> _PROBLEM STATEMENT_:
Leave out the images and repeat the listing below without a single change.

+-------+

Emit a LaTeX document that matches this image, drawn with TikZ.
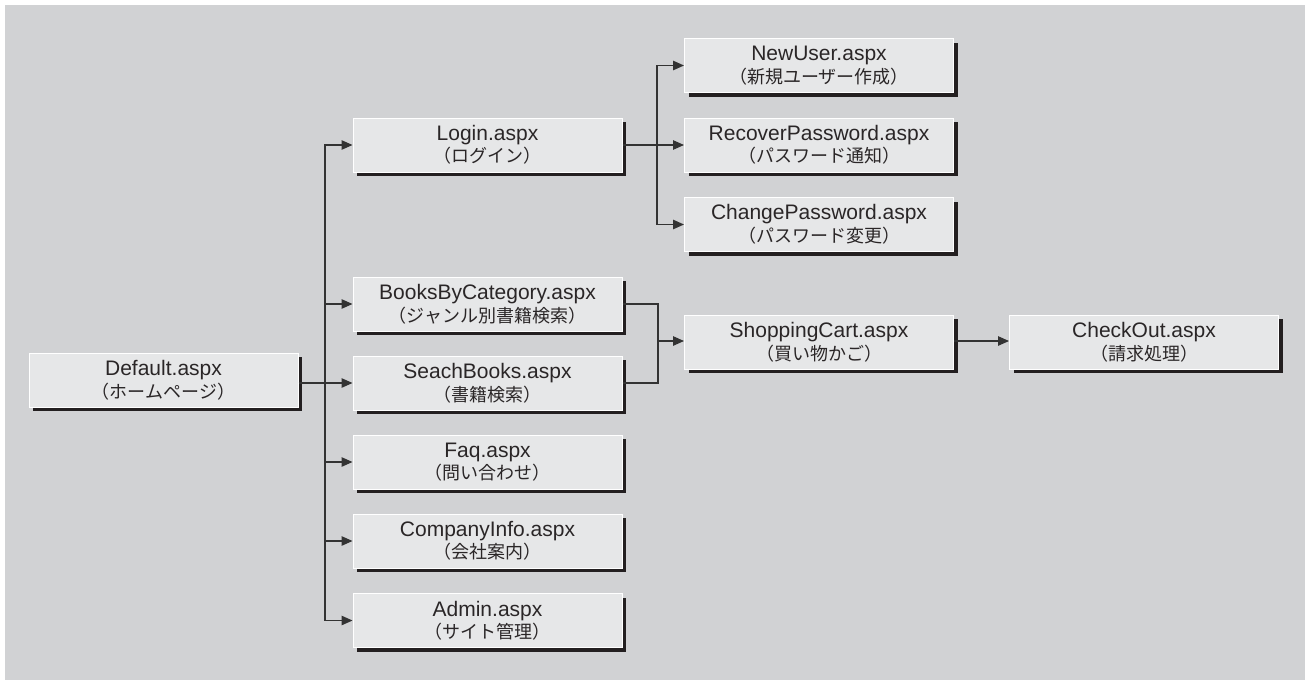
\documentclass[tikz,border=0pt]{standalone}
\usepackage{fontspec}
\setmainfont{Liberation Sans}
\newfontfamily\jpfont{Noto Sans CJK JP}
\usetikzlibrary{arrows.meta,shadows}
\definecolor{bgc}{HTML}{D1D2D4}
\definecolor{boxc}{HTML}{E6E7E8}
\definecolor{shc}{HTML}{231F20}
\definecolor{linec}{HTML}{333333}
\definecolor{txtc}{HTML}{2A2627}
\newcommand\jpl[1]{{\jpfont\fontsize{18}{22.5}\selectfont #1}}
\tikzset{
  page/.style={draw=white, line width=1pt, fill=boxc, minimum width=269pt, minimum height=54pt,
    inner sep=0pt, align=center, text=txtc, font=\fontsize{21}{22.5}\selectfont,
    drop shadow={shadow xshift=4pt, shadow yshift=-4pt, fill=shc, opacity=1, draw=none}},
  conn/.style={draw=linec, line width=1.2pt},
  arr/.style={conn, -{Triangle[length=11pt,width=9.5pt]}}
}
\begin{document}
\begin{tikzpicture}[x=1pt,y=-1pt]
\useasboundingbox (0,0) rectangle (1305,680);
\fill[bgc] (5,5) rectangle (1305,680);

\node[page] (def) at (163.5,380) {Default.aspx\\\jpl{（ホームページ）}};
\node[page] (login) at (487.5,145) {Login.aspx\\\jpl{（ログイン）}};
\node[page] (bbc) at (487.5,304) {BooksByCategory.aspx\\\jpl{（ジャンル別書籍検索）}};
\node[page] (sb) at (487.5,383) {SeachBooks.aspx\\\jpl{（書籍検索）}};
\node[page] (faq) at (487.5,462) {Faq.aspx\\\jpl{（問い合わせ）}};
\node[page] (ci) at (487.5,541) {CompanyInfo.aspx\\\jpl{（会社案内）}};
\node[page] (adm) at (487.5,620.5) {Admin.aspx\\\jpl{（サイト管理）}};
\node[page] (nu) at (819,65.5) {NewUser.aspx\\\jpl{（新規ユーザー作成）}};
\node[page] (rp) at (819,145) {RecoverPassword.aspx\\\jpl{（パスワード通知）}};
\node[page] (cp) at (819,224.5) {ChangePassword.aspx\\\jpl{（パスワード変更）}};
\node[page] (cart) at (819,342) {ShoppingCart.aspx\\\jpl{（買い物かご）}};
\node[page] (co) at (1144,342) {CheckOut.aspx\\\jpl{（請求処理）}};

\coordinate (tr) at (325,383);
\coordinate (lj) at (657,145);
\coordinate (mj) at (658,341);

\draw[conn] (def.east |- sb.west) -- (tr);
\draw[arr] (tr) -- (sb.west);
\draw[arr] (tr) |- (login.west);
\draw[arr] (tr) |- (bbc.west);
\draw[arr] (tr) |- (faq.west);
\draw[arr] (tr) |- (ci.west);
\draw[arr] (tr) |- (adm.west);

\draw[conn] (login.east) -- (lj);
\draw[arr] (lj) -- (rp.west);
\draw[arr] (lj) |- (nu.west);
\draw[arr] (lj) |- (cp.west);

\draw[conn] (bbc.east) -| (mj);
\draw[conn] (sb.east) -| (mj);
\draw[arr] (mj) -- (cart.west |- mj);
\draw[arr] (cart.east |- mj) -- (co.west |- mj);
\end{tikzpicture}
\end{document}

+-------+

> _RESULT OF THE TASK_:
Emit a LaTeX document that matches this image, drawn with TikZ.
\documentclass[tikz,border=0pt]{standalone}
\usepackage{fontspec}
\setmainfont{Liberation Sans}
\newfontfamily\jpfont{Noto Sans CJK JP}
\usetikzlibrary{arrows.meta,shadows}
\definecolor{bgc}{HTML}{D1D2D4}
\definecolor{boxc}{HTML}{E6E7E8}
\definecolor{shc}{HTML}{231F20}
\definecolor{linec}{HTML}{333333}
\definecolor{txtc}{HTML}{2A2627}
\newcommand\jpl[1]{{\jpfont\fontsize{18}{22.5}\selectfont #1}}
\tikzset{
  page/.style={draw=white, line width=1pt, fill=boxc, minimum width=269pt, minimum height=54pt,
    inner sep=0pt, align=center, text=txtc, font=\fontsize{21}{22.5}\selectfont,
    drop shadow={shadow xshift=4pt, shadow yshift=-4pt, fill=shc, opacity=1, draw=none}},
  conn/.style={draw=linec, line width=1.2pt},
  arr/.style={conn, -{Triangle[length=11pt,width=9.5pt]}}
}
\begin{document}
\begin{tikzpicture}[x=1pt,y=-1pt]
\useasboundingbox (0,0) rectangle (1305,680);
\fill[bgc] (5,5) rectangle (1305,680);

\node[page] (def) at (163.5,380) {Default.aspx\\\jpl{（ホームページ）}};
\node[page] (login) at (487.5,145) {Login.aspx\\\jpl{（ログイン）}};
\node[page] (bbc) at (487.5,304) {BooksByCategory.aspx\\\jpl{（ジャンル別書籍検索）}};
\node[page] (sb) at (487.5,383) {SeachBooks.aspx\\\jpl{（書籍検索）}};
\node[page] (faq) at (487.5,462) {Faq.aspx\\\jpl{（問い合わせ）}};
\node[page] (ci) at (487.5,541) {CompanyInfo.aspx\\\jpl{（会社案内）}};
\node[page] (adm) at (487.5,620.5) {Admin.aspx\\\jpl{（サイト管理）}};
\node[page] (nu) at (819,65.5) {NewUser.aspx\\\jpl{（新規ユーザー作成）}};
\node[page] (rp) at (819,145) {RecoverPassword.aspx\\\jpl{（パスワード通知）}};
\node[page] (cp) at (819,224.5) {ChangePassword.aspx\\\jpl{（パスワード変更）}};
\node[page] (cart) at (819,342) {ShoppingCart.aspx\\\jpl{（買い物かご）}};
\node[page] (co) at (1144,342) {CheckOut.aspx\\\jpl{（請求処理）}};

\coordinate (tr) at (325,383);
\coordinate (lj) at (657,145);
\coordinate (mj) at (658,341);

\draw[conn] (def.east |- sb.west) -- (tr);
\draw[arr] (tr) -- (sb.west);
\draw[arr] (tr) |- (login.west);
\draw[arr] (tr) |- (bbc.west);
\draw[arr] (tr) |- (faq.west);
\draw[arr] (tr) |- (ci.west);
\draw[arr] (tr) |- (adm.west);

\draw[conn] (login.east) -- (lj);
\draw[arr] (lj) -- (rp.west);
\draw[arr] (lj) |- (nu.west);
\draw[arr] (lj) |- (cp.west);

\draw[conn] (bbc.east) -| (mj);
\draw[conn] (sb.east) -| (mj);
\draw[arr] (mj) -- (cart.west |- mj);
\draw[arr] (cart.east |- mj) -- (co.west |- mj);
\end{tikzpicture}
\end{document}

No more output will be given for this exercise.